Which outlets generate the highest median unique linking domains?
This analysis has the added bonus of providing insight into publishers themselves. If your primary content marketing objectives are building links and brand awareness, it makes sense to target the publications that tend to syndicate well. In this view, I can understand which news publishers have the highest median number of linking domains per story.
Takeaway: While a lot of general news sites are featured here (and they’re always great to target and create content for). But note that there are also more vertical-specific publishers that appear here, like Quartz for business, Gizmodo for technology, and E News! for entertainment. Don’t overlook industry-specific (and industry-respected) publishers when building out your pitch lists.
Which entities with wiki entries drive the most links?
In addition to category labeling, Google’s Natural Language API tools can also give you back “entities” (person, place, thing, brand, etc.). Google returns two types of entities: a broad “web entity” and a “wiki entity,” which is an entity with a known Wikipedia page.
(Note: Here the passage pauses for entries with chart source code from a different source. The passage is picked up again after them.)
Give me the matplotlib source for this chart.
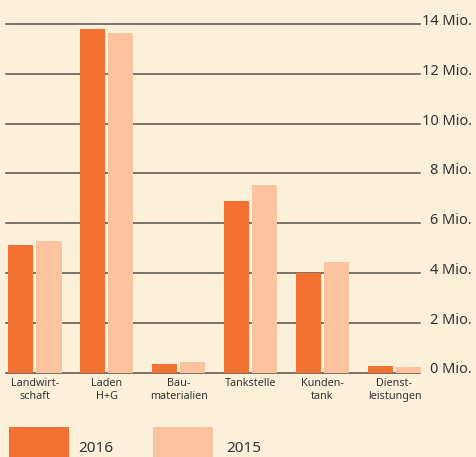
import numpy as np
import matplotlib.pyplot as plt
from matplotlib.patches import Rectangle
from matplotlib.transforms import blended_transform_factory

# data (Mio.)
categories = ['Landwirt-\nschaft', 'Laden\nH+G', 'Bau-\nmaterialien', 'Tankstelle', 'Kunden-\ntank', 'Dienst-\nleistungen']
values_2016 = [5.13, 13.78, 0.34, 6.90, 3.99, 0.26]
values_2015 = [5.29, 13.62, 0.42, 7.54, 4.44, 0.22]
series_labels = ['2016', '2015']
yticks = [0, 2, 4, 6, 8, 10, 12, 14]
ytick_labels = ['%d Mio.' % v for v in yticks]

bg = '#fdf0db'
c2016 = '#f37133'
c2015 = '#fbc49e'
txt = '#333333'

plt.rcParams['font.family'] = ['Noto Sans', 'DejaVu Sans']

W, H = 476, 457
fig = plt.figure(figsize=(W / 100, H / 100), dpi=100, facecolor=bg)
ax = fig.add_axes([6 / W, 84.5 / H, 414 / W, (372.5 - 24) / H])
ax.set_facecolor(bg)

x = np.arange(len(categories))
w = 0.348
off = 0.195
ax.bar(x - off, values_2016, w, color=c2016, zorder=3, clip_on=False)
ax.bar(x + off, values_2015, w, color=c2015, zorder=3, clip_on=False)

ax.set_xlim(-0.403, 5.355)
ax.set_ylim(0, 14)

for v in yticks:
    ax.axhline(v, color='#55504b', lw=1.1, zorder=1, clip_on=False)

trans = blended_transform_factory(fig.transFigure, ax.transData)
for v, lab in zip(yticks, ytick_labels):
    ax.text(472 / W, v - 0.04, lab, transform=trans, ha='right', va='baseline',
            fontsize=10.5, color=txt)

ax.set_xticks(x)
ax.set_xticklabels(categories, fontsize=7.8, color=txt, linespacing=1.3)
ax.tick_params(axis='x', length=0, pad=4)
ax.set_yticks([])
for s in ax.spines.values():
    s.set_visible(False)

# legend boxes
fig.add_artist(Rectangle((9 / W, 0), 60 / W, 30 / H, transform=fig.transFigure,
                         color=c2016, lw=0))
fig.add_artist(Rectangle((153 / W, 0), 60 / W, 30 / H, transform=fig.transFigure,
                         color=c2015, lw=0))
fig.text(78 / W, 1 / H, series_labels[0], fontsize=11, color=txt, va='bottom')
fig.text(226 / W, 1 / H, series_labels[1], fontsize=11, color=txt, va='bottom')

fig.savefig('out.png', dpi=100, facecolor=bg)
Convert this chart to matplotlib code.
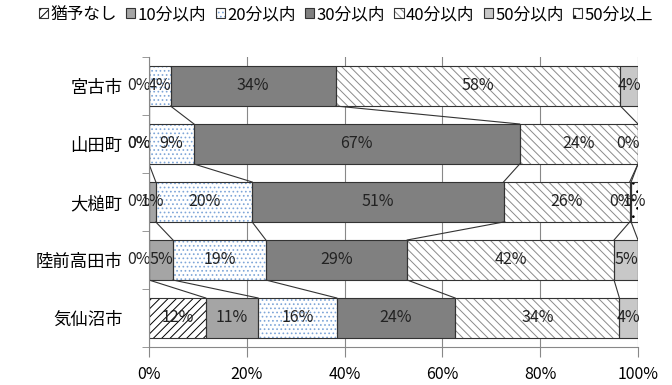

These wiki entities are more useful in this case because they allow us to exclude the long-tail of entities that do not appear on many articles, leaving only the more common entities. Applying this labeling to my dataset of top performing link building articles, I’m able to uncover additional valuable findings.
Overall Event entities Location entities Consumer good entities Organization entities Work of art entities Person entities
The view above is the entities that drive the highest numbers of median linking domains. These topics can be thought of as the “most newsworthy” or “most likely to syndicate.” Notice that many are location based and can be inferred to mostly represent breaking news related to a specific place. I also see individual people like Paul Manafort, Colin Kaepernick, and other person entities often taking top spots. Take a look at the full Tableau dashboard for many more interesting insights on which entities tend to overperform. Takeaway: After exploring the Tableau dashboards, consider which entities might be the most evergreen and applicable to your content, and brainstorm how you might be able to incorporate them into your content. Back to our hypothetical nutrition app — you might have noticed a lot of locations appear in the “overall” list. Consider geographic angles to increase your content’s appeal; perhaps a list of local restaurants that offer healthy food!
Further exploration
If you want to dive a bit deeper, feel free to explore the additional tabs in the Tableau Dashboard, where you’ll find views of the more granular entities. In general, I’ve found utilizing AI driven tools to be a huge benefit for uncovering actionable insights about how to identify the right categories/topics/entities to create content on and which media outlets will result in the best chance at high levels of visibility and link syndication success.